La technologie est supposée améliorer notre capacité collective à reconnaitre, décrire, coordonner, apporter des ressources et finalement répondre aux populations touchées par une crise. Mais l’environnement dans lequel se déroule le soutien est déterminant. La technologie doit faire plus que fonctionner, être simple à utiliser et être fiable – elle doit être adoptée par le plus grand nombre pour pouvoir être utile et créer de nouvelles capacités communes. Si chacun utilise des technologies différentes les résultats peuvent être pires que pas de technologie du tout. Par exemple, plusieurs systèmes d’enregistrement numérisés rapides et utilisant la biométrie, ont été testés (notamment par le Conseil norvégien pour les réfugiés). De nombreuses évaluations de ces technologies se sont avérées positives, mais que sont devenues ces technologies aujourd’hui ? Aucune agence n’a le pouvoir de dire : «Nous allons maintenant adopter cette technologie plutôt qu’une autre – et nous allons tous l’utiliser». Au sein du monde humanitaire, c’est la masse critique nécessaire au pouvoir décisionnel pour permettre d’argumenter en faveur de normes technologiques communes qui fait défaut.

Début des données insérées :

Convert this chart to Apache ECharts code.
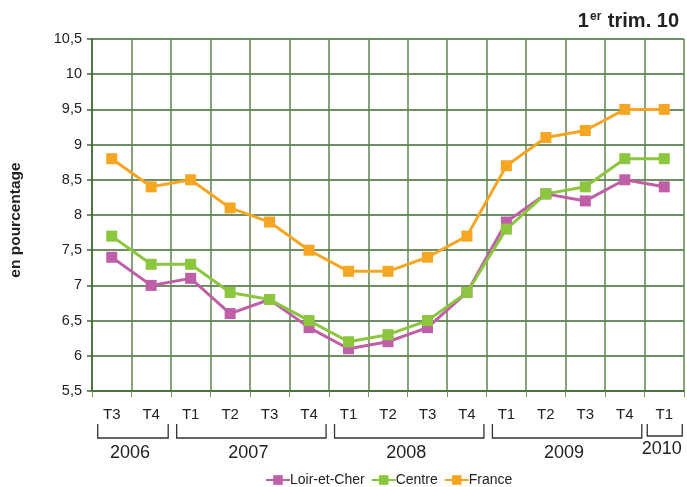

Les Nations Unies semblent être le choix évident pour le développement de normes technologiques (dans la mesure où elles disposent du pouvoir mobilisateur). Mais une agence des Nations Unies doit assumer ce rôle de manière explicite en offrant des garanties de compétence et en développant une légitimité à travers un processus ouvert et participatif susceptible d’être vérifié par les parties intéressées au moment où il s’agira de passer des tests à l’adoption du système et à sa mise en circulation.

Il ne faut pas arrêter d’inventer et d’innover. Nous devons continuer à travailler sur la technologie appropriée – une technologie qui peut être mise en place et entretenue dans les endroits où nous travaillons et qui apporte une valeur supplémentaire et de nouvelles opportunités, une technologie qui est conçue pour remplir de vrais fonctions qui sont vraiment nécessaires dans nos domaines d’opération. Et n’oublions pas d’impliquer de vrais professionnels de l’humanitaire et de vrais bénéficiaires lors de la spécification et de la conception du produit.

Nous ne devons pas laisser la technologie devenir un obstacle qui nous empêcherait de nous impliquer et de communiquer avec les personnes qui ont besoin de protection et d’assistance. Nous risquons de nous retrouver encore plus séparés des personnes avec lesquelles et en faveur desquelles nous souhaitons travailler. Les plus grandes réussites technologiques, comme par exemple la vérification à distance, ne faussent-elles pas notre intention en nous permettant d’être physiquement absents ? L’action humanitaire est aussi une question de proximité, de compassion et de solidarité tout en permettant d’être témoin et de documenter la violation des droits.